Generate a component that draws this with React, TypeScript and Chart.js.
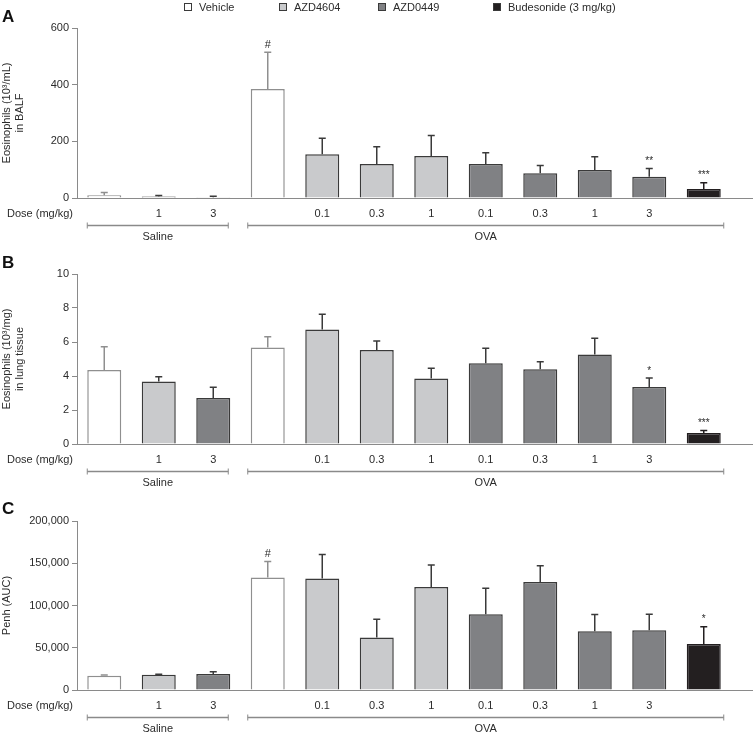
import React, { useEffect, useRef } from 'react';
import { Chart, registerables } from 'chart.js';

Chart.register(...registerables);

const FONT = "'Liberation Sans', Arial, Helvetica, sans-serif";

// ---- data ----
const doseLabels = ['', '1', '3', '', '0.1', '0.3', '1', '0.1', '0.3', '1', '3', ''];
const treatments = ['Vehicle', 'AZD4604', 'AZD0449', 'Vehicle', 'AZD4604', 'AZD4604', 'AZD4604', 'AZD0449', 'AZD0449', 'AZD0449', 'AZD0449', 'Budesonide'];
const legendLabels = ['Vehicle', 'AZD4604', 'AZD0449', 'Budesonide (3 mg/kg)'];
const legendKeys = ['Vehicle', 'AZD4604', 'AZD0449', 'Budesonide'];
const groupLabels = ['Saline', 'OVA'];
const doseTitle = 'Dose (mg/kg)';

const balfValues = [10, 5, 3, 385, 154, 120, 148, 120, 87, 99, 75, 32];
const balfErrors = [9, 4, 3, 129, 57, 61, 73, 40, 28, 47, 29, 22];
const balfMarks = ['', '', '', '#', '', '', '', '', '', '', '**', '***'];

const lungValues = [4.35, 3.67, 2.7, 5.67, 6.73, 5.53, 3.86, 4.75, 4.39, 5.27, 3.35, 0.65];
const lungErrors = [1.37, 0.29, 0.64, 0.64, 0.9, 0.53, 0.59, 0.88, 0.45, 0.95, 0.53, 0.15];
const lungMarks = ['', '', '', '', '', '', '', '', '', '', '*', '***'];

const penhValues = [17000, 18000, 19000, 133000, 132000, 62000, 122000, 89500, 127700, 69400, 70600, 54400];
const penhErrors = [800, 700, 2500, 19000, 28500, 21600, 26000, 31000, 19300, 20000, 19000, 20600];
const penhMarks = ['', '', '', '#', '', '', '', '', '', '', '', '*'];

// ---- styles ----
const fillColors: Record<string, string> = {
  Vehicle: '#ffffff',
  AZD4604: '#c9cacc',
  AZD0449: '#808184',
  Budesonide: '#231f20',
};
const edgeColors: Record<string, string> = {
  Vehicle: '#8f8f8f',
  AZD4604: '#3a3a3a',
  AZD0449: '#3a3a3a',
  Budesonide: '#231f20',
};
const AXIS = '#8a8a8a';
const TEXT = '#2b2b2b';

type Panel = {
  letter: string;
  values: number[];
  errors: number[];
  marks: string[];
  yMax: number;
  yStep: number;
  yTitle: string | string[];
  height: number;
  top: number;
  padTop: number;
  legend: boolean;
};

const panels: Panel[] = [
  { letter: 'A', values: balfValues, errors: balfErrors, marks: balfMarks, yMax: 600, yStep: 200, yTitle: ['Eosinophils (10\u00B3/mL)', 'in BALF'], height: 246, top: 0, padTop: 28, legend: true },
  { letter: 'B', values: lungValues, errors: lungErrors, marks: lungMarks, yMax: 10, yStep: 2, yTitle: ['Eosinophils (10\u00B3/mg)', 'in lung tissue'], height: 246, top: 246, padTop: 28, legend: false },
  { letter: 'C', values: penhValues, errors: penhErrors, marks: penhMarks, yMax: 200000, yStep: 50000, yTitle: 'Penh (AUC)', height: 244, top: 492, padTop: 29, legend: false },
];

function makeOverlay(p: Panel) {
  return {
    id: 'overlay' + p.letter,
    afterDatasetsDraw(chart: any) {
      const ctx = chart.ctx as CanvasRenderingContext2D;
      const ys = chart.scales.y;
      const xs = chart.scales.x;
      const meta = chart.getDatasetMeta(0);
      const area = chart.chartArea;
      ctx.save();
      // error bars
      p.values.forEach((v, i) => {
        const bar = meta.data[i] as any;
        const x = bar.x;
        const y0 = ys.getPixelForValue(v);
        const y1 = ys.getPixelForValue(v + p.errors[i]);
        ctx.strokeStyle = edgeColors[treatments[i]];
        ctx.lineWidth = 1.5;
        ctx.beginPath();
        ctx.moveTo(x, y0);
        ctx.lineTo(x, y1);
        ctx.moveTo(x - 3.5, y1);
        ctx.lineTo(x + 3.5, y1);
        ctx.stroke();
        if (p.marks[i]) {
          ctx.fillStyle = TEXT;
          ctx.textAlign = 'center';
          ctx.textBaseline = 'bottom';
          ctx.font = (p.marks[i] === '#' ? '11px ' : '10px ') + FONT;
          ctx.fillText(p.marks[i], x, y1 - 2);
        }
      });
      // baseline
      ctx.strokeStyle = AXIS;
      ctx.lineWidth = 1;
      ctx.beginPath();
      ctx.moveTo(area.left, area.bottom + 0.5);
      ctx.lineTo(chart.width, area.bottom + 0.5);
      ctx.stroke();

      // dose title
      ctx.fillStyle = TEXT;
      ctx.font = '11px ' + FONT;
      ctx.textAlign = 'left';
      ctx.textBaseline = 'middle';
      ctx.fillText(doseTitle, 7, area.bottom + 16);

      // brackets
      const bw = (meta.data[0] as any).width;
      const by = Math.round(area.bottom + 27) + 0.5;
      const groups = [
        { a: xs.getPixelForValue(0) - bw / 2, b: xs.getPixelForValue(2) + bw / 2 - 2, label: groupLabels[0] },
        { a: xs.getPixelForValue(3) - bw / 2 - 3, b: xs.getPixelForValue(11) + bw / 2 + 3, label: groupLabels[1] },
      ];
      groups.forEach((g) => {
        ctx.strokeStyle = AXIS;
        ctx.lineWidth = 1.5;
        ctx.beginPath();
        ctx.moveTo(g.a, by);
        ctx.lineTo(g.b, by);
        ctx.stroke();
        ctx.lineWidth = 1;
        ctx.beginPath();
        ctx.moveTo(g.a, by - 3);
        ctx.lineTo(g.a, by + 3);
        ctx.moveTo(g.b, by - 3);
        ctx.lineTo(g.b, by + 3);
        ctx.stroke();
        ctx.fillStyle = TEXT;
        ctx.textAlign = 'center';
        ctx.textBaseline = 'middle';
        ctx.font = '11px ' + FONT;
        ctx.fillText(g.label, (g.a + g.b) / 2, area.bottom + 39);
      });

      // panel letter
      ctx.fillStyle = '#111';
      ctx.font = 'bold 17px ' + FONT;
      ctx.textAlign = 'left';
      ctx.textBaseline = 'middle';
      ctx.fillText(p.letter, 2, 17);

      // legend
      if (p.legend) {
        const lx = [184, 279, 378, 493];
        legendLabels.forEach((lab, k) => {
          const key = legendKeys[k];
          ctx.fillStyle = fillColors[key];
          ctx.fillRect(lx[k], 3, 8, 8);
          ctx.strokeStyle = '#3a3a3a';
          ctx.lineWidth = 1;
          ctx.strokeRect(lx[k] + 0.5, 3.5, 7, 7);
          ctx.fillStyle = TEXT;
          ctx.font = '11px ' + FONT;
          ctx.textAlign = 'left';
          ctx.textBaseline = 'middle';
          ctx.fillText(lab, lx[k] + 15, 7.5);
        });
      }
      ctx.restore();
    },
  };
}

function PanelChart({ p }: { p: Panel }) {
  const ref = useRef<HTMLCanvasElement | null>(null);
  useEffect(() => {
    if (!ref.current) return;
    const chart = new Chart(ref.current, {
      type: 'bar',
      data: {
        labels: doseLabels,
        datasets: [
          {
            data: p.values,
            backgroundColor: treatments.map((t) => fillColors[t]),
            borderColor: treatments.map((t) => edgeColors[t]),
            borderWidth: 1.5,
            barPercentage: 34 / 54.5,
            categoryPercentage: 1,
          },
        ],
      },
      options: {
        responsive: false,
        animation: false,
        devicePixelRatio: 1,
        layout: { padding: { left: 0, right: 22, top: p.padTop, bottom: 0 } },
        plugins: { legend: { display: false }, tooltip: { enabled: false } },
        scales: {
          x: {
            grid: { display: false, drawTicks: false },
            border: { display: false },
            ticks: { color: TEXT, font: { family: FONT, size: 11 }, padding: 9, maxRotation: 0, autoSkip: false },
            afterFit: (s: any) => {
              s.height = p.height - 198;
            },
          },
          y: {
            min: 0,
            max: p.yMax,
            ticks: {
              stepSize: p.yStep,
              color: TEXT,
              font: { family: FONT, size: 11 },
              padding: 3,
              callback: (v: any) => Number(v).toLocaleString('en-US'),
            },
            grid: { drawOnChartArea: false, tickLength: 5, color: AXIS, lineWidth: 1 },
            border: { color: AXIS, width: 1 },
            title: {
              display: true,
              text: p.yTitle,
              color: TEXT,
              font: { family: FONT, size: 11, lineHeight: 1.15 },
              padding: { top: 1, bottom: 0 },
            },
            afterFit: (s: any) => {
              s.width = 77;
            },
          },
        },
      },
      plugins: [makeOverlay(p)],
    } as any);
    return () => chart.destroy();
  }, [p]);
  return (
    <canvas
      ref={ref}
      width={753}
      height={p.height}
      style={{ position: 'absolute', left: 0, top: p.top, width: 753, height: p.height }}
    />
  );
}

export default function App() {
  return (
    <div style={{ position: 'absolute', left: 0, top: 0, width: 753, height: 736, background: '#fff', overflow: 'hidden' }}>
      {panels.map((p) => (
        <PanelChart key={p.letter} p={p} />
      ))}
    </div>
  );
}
····················
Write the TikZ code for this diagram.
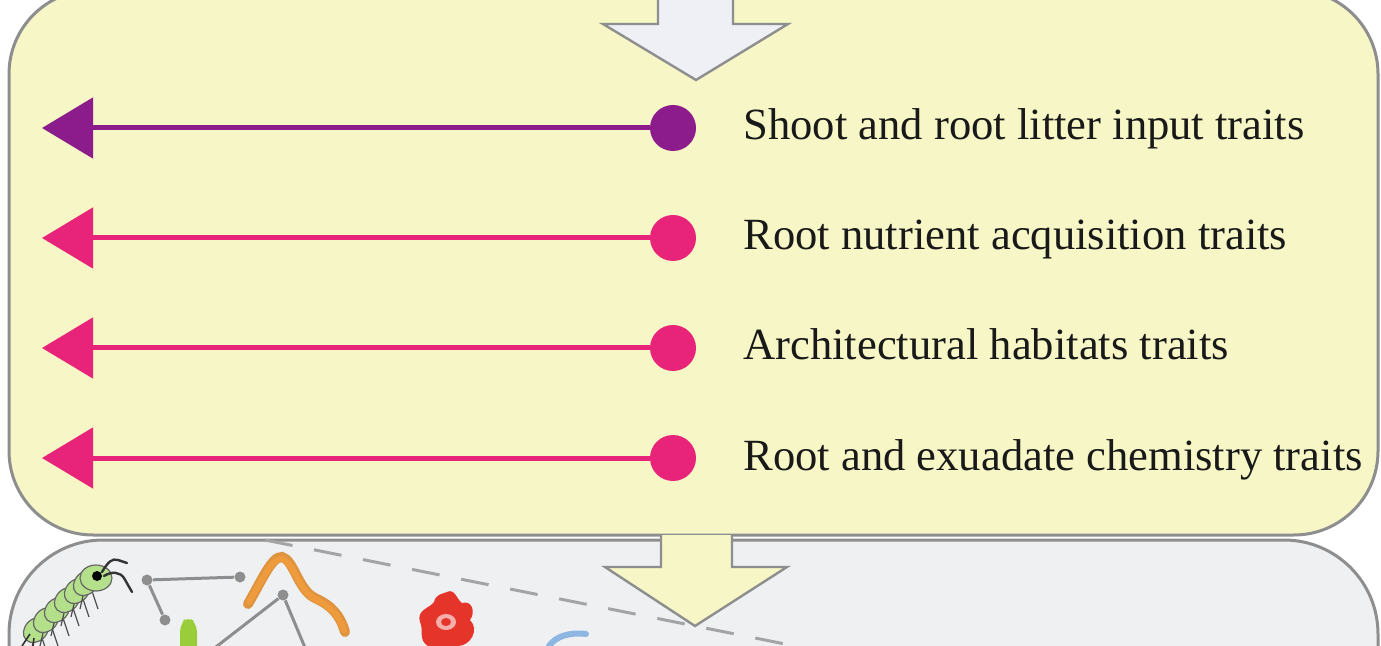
····················
Your answer should be a single number: the count of lines containing the word "this".

2